Written exercise: Starting at the first line of the data below, retype every line up to and including the one containing "solid_capstyle='round', clip_on=False)".

————

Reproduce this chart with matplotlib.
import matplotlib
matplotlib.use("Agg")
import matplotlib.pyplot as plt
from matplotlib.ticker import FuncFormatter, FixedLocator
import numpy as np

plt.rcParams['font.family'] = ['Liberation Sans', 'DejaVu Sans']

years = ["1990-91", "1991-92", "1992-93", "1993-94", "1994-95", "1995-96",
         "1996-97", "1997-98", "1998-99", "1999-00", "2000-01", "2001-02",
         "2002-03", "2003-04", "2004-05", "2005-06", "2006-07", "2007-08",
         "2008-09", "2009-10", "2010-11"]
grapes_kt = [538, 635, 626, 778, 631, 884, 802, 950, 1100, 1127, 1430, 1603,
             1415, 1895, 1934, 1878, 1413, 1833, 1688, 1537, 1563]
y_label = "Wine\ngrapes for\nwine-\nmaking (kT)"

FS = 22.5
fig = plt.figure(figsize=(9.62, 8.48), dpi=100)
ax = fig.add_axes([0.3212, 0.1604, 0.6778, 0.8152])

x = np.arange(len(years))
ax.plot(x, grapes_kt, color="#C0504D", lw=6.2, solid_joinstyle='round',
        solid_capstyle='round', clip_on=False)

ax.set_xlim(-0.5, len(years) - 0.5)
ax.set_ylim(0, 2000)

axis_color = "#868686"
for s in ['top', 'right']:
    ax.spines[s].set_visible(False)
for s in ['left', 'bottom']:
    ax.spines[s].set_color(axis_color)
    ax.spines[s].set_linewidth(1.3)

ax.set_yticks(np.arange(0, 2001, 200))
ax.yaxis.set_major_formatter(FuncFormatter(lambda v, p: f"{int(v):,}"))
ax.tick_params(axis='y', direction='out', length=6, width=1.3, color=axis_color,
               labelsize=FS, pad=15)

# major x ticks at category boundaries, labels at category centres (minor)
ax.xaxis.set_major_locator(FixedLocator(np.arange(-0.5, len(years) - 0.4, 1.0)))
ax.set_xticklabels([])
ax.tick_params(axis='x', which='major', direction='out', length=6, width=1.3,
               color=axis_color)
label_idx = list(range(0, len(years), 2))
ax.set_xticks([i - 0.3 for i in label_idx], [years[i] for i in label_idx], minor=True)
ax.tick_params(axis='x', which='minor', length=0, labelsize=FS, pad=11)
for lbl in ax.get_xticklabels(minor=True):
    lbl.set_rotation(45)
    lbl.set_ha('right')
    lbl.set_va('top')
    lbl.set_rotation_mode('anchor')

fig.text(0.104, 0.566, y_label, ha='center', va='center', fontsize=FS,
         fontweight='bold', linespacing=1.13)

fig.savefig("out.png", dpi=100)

————

Complete output:
Reproduce this chart with matplotlib.
import matplotlib
matplotlib.use("Agg")
import matplotlib.pyplot as plt
from matplotlib.ticker import FuncFormatter, FixedLocator
import numpy as np

plt.rcParams['font.family'] = ['Liberation Sans', 'DejaVu Sans']

years = ["1990-91", "1991-92", "1992-93", "1993-94", "1994-95", "1995-96",
         "1996-97", "1997-98", "1998-99", "1999-00", "2000-01", "2001-02",
         "2002-03", "2003-04", "2004-05", "2005-06", "2006-07", "2007-08",
         "2008-09", "2009-10", "2010-11"]
grapes_kt = [538, 635, 626, 778, 631, 884, 802, 950, 1100, 1127, 1430, 1603,
             1415, 1895, 1934, 1878, 1413, 1833, 1688, 1537, 1563]
y_label = "Wine\ngrapes for\nwine-\nmaking (kT)"

FS = 22.5
fig = plt.figure(figsize=(9.62, 8.48), dpi=100)
ax = fig.add_axes([0.3212, 0.1604, 0.6778, 0.8152])

x = np.arange(len(years))
ax.plot(x, grapes_kt, color="#C0504D", lw=6.2, solid_joinstyle='round',
        solid_capstyle='round', clip_on=False)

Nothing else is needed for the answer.